====== Provided data
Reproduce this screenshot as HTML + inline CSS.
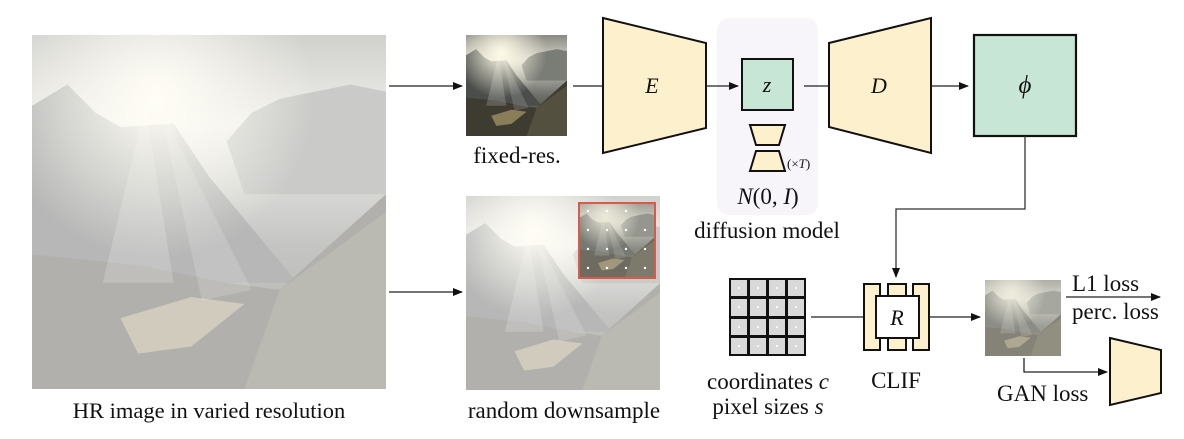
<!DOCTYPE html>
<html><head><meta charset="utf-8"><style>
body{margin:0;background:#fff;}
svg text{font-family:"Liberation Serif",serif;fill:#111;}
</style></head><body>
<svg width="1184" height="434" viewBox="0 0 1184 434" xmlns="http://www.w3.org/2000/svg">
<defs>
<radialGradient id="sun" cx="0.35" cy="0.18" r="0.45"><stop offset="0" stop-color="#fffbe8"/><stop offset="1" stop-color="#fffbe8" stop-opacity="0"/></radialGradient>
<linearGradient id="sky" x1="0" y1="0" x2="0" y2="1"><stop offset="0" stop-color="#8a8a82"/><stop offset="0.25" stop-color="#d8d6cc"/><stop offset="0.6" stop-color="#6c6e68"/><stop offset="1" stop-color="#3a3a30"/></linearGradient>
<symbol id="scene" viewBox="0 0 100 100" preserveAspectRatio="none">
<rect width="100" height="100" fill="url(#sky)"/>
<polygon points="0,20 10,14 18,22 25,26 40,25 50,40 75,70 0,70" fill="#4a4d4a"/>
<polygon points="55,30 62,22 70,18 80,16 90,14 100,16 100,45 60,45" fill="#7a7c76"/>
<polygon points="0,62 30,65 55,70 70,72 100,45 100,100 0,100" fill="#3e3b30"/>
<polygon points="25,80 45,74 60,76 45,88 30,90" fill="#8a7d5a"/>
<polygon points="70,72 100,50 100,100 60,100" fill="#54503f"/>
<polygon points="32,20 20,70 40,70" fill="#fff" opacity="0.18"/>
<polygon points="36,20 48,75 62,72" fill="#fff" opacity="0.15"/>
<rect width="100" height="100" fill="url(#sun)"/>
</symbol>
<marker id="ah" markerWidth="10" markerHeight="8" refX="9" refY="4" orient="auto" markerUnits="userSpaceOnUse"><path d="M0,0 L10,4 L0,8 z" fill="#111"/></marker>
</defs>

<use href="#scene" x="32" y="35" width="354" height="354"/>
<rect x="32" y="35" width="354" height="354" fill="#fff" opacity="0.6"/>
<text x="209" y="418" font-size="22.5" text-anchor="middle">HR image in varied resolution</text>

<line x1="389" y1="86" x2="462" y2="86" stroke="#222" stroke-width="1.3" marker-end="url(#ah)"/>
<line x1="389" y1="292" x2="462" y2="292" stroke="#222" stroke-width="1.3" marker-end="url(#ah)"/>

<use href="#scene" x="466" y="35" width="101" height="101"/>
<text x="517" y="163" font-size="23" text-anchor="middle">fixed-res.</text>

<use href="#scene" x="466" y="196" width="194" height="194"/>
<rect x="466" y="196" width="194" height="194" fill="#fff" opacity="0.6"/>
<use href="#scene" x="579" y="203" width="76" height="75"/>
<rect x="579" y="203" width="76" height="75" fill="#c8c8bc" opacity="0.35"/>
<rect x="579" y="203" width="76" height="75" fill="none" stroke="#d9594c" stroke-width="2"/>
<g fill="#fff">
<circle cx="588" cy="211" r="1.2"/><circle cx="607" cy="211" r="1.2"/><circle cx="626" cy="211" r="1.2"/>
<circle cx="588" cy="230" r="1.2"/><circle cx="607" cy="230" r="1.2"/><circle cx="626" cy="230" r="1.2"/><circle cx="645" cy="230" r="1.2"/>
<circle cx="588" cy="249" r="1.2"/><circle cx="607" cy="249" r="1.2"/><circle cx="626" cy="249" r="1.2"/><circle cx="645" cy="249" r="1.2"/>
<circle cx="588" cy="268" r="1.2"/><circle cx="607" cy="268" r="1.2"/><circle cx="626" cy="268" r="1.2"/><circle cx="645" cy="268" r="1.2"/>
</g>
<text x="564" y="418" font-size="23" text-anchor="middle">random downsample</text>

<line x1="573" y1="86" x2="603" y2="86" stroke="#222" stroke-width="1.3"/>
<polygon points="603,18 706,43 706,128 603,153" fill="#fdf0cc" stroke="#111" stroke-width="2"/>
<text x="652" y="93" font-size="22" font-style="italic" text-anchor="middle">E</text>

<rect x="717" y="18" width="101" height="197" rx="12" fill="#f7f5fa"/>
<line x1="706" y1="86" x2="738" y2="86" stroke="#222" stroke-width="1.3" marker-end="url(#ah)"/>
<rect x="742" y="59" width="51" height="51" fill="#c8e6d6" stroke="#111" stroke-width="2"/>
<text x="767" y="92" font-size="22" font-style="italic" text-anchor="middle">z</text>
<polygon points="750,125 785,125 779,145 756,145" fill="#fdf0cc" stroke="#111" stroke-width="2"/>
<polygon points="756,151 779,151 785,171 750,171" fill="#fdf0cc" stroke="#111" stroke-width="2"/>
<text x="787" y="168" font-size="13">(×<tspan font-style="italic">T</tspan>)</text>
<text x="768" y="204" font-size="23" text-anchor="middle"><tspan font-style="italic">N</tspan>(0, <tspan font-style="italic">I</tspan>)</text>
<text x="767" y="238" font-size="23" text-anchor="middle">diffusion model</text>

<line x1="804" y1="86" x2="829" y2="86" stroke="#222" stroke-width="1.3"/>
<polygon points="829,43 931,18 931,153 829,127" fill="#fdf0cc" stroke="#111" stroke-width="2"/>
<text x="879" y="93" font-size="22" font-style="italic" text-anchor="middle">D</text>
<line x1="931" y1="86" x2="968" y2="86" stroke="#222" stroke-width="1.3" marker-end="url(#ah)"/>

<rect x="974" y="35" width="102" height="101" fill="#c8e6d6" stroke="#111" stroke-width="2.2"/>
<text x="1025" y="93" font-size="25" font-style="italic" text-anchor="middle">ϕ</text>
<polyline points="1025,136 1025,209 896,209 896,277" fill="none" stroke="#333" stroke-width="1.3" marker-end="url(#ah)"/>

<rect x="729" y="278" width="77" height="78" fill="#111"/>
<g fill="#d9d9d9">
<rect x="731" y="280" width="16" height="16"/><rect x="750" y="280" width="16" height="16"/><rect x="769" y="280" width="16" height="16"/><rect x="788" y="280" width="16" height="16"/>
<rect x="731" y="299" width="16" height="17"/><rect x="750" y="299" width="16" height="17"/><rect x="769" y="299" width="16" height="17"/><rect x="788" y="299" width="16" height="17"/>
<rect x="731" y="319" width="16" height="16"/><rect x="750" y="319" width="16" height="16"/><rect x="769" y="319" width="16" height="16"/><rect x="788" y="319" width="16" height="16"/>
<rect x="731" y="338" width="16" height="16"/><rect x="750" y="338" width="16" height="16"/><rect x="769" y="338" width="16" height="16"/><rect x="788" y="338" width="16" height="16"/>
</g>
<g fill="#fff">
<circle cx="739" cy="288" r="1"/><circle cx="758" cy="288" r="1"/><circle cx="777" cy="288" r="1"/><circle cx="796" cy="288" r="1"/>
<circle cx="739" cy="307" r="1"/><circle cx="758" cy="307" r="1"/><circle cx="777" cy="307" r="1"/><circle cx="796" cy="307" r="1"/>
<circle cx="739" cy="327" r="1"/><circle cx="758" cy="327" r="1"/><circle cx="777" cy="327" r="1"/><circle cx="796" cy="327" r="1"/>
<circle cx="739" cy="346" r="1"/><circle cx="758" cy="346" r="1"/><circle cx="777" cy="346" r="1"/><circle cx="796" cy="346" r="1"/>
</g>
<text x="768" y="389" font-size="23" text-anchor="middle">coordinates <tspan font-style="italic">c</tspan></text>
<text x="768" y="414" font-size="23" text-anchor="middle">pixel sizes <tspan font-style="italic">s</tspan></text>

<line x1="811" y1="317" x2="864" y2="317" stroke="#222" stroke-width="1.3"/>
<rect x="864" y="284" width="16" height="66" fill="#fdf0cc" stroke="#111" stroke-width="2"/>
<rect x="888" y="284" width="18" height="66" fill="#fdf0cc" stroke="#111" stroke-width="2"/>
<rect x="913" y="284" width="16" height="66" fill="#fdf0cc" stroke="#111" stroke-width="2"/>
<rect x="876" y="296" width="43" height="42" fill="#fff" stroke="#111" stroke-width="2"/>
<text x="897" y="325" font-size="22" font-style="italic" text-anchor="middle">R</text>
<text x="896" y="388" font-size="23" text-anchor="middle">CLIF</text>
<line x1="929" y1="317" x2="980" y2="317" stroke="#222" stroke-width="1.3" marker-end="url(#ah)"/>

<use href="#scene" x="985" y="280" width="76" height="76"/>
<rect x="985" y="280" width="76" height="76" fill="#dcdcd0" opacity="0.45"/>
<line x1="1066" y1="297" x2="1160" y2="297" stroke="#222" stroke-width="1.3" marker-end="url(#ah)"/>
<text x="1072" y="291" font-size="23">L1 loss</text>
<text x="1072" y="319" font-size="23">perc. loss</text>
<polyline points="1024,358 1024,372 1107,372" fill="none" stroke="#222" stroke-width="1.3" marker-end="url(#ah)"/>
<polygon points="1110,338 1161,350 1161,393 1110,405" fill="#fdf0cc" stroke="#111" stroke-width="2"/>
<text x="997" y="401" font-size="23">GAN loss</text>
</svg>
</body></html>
============
## What you will do
Take the material above from its first line through the line holding "in varied resolution</text>" and set it down exactly, without the pictures.

## Response
Reproduce this screenshot as HTML + inline CSS.
<!DOCTYPE html>
<html><head><meta charset="utf-8"><style>
body{margin:0;background:#fff;}
svg text{font-family:"Liberation Serif",serif;fill:#111;}
</style></head><body>
<svg width="1184" height="434" viewBox="0 0 1184 434" xmlns="http://www.w3.org/2000/svg">
<defs>
<radialGradient id="sun" cx="0.35" cy="0.18" r="0.45"><stop offset="0" stop-color="#fffbe8"/><stop offset="1" stop-color="#fffbe8" stop-opacity="0"/></radialGradient>
<linearGradient id="sky" x1="0" y1="0" x2="0" y2="1"><stop offset="0" stop-color="#8a8a82"/><stop offset="0.25" stop-color="#d8d6cc"/><stop offset="0.6" stop-color="#6c6e68"/><stop offset="1" stop-color="#3a3a30"/></linearGradient>
<symbol id="scene" viewBox="0 0 100 100" preserveAspectRatio="none">
<rect width="100" height="100" fill="url(#sky)"/>
<polygon points="0,20 10,14 18,22 25,26 40,25 50,40 75,70 0,70" fill="#4a4d4a"/>
<polygon points="55,30 62,22 70,18 80,16 90,14 100,16 100,45 60,45" fill="#7a7c76"/>
<polygon points="0,62 30,65 55,70 70,72 100,45 100,100 0,100" fill="#3e3b30"/>
<polygon points="25,80 45,74 60,76 45,88 30,90" fill="#8a7d5a"/>
<polygon points="70,72 100,50 100,100 60,100" fill="#54503f"/>
<polygon points="32,20 20,70 40,70" fill="#fff" opacity="0.18"/>
<polygon points="36,20 48,75 62,72" fill="#fff" opacity="0.15"/>
<rect width="100" height="100" fill="url(#sun)"/>
</symbol>
<marker id="ah" markerWidth="10" markerHeight="8" refX="9" refY="4" orient="auto" markerUnits="userSpaceOnUse"><path d="M0,0 L10,4 L0,8 z" fill="#111"/></marker>
</defs>

<use href="#scene" x="32" y="35" width="354" height="354"/>
<rect x="32" y="35" width="354" height="354" fill="#fff" opacity="0.6"/>
<text x="209" y="418" font-size="22.5" text-anchor="middle">HR image in varied resolution</text>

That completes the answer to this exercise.